PERTANYAAN :
Assalamu alaikum, ketika kakeku meninggal, setelah dimandikan & di-wudhu’-kan, ada seorang tokoh melarang nenek saya menyentuh kakek saya, katanya mayyit sudah di-wudhu’i, bagaimana sich pandangan fiqih menyikapi ini? mohon penjelasannya kawan-kawan yang ada di piss, trims. [Dewi Vie].
JAWABAN :
Wa’alaikumsalam. Yang batal yang hidup kalau wudhunya yang mati tidak batal [baca Kitab Tausyeh, hal. 22], SEANDAINYA DIJIMA’ pun, mayat tersebut tidak perlu dimandikan lagi, yang harus mandi atau batal wudhunya adalah yang menyentuh / menyetubuhinya [lihat Kasyifatus Saja halaman 22], yang batal wudhunya non mahrom yang memegang mayatnya sedang wudhunya si mayat tidak menjadi BATAL.
(و) رابعها (تلاقى بشرتى ذكر وأنثى) ولو بلا شهوة وإن كان أحدهما مكرها أو ميتا لكن لا ينقض وضوء الميت
Nomor empat dari hal yang dapat membatalkan wudhu adalah pertemuan dua kulit wanita dan wanita meskipun tanpa disertai syahwat dan meskipun salah satu dari keduanya dipaksa atau sudah meninggal, hanya saja wudhunya orang yang telah meninggal tidak menjadi batal. [ Hamisy I’anah at-Thoolibiin I/64 ].
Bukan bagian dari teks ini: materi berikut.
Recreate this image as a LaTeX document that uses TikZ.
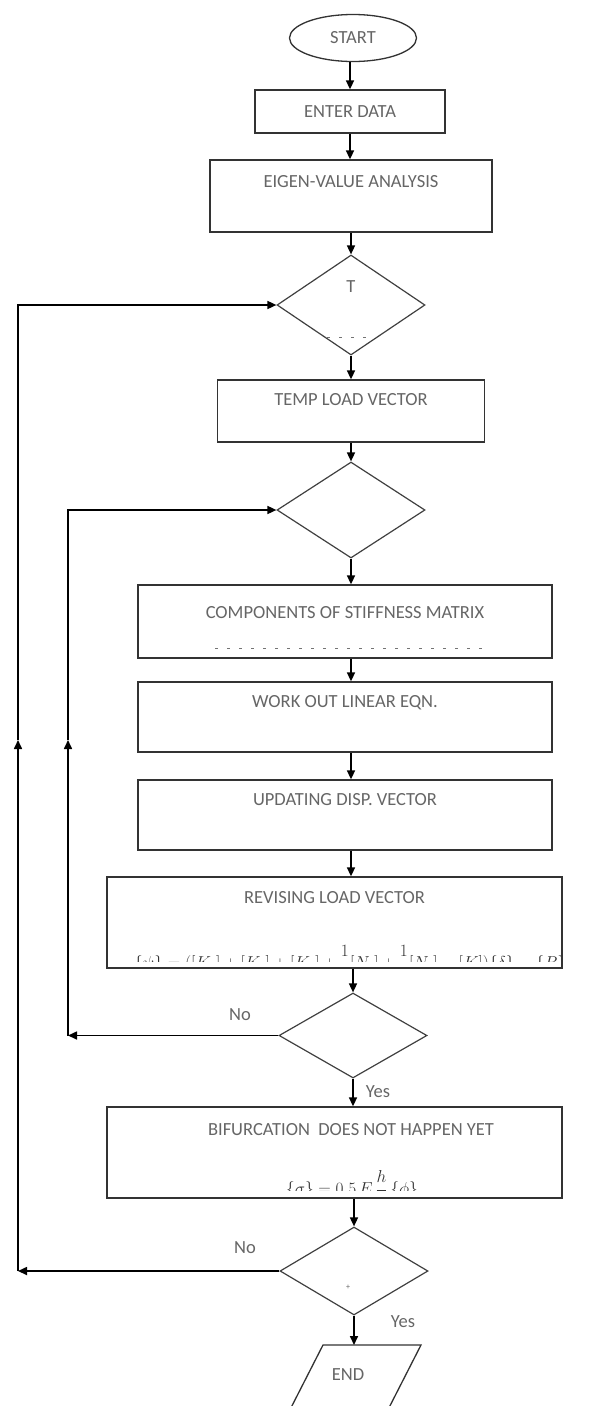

ولا فرق في ذلك بين أن يكون بشهوة أو إكراها أو نسيان، أو يكون الرجل ممسوحا أو خصيا أو عنينا، أو المرأة عجوزا شوهاء، أو كافرة بتمجس أو غيره، أو حرة أو رقيقة، أو أحدهما ميتا، لكن لا ينتقض وضوء الميت
Dan tidak ada perbedaan dalam batalnya wudhu akibat persentuhan kulit antara wanita dan pria tersebut antara disertai syahwat atau tidak, terpaksa atau lupa, atau keberadaan lelakinya terpotong, terkebiri atau impoten kemaluannya, atau keberadaan wnitanya sudah tua renta yang buruk rupanya atau wanita penganut agama majusi atau lainnya, wanita merdeka atau budak, atau salah seorang dari keduanya sudah meninggal hanya saja wudhunya orang yang telah meninggal tidak menjadi batal. [ Iqnaa’ I/56 ]. Wallaahu a’lamu bis showaab. [Nur Hasyim S. Anam, Mbah Jenggot , Masaji Antoro].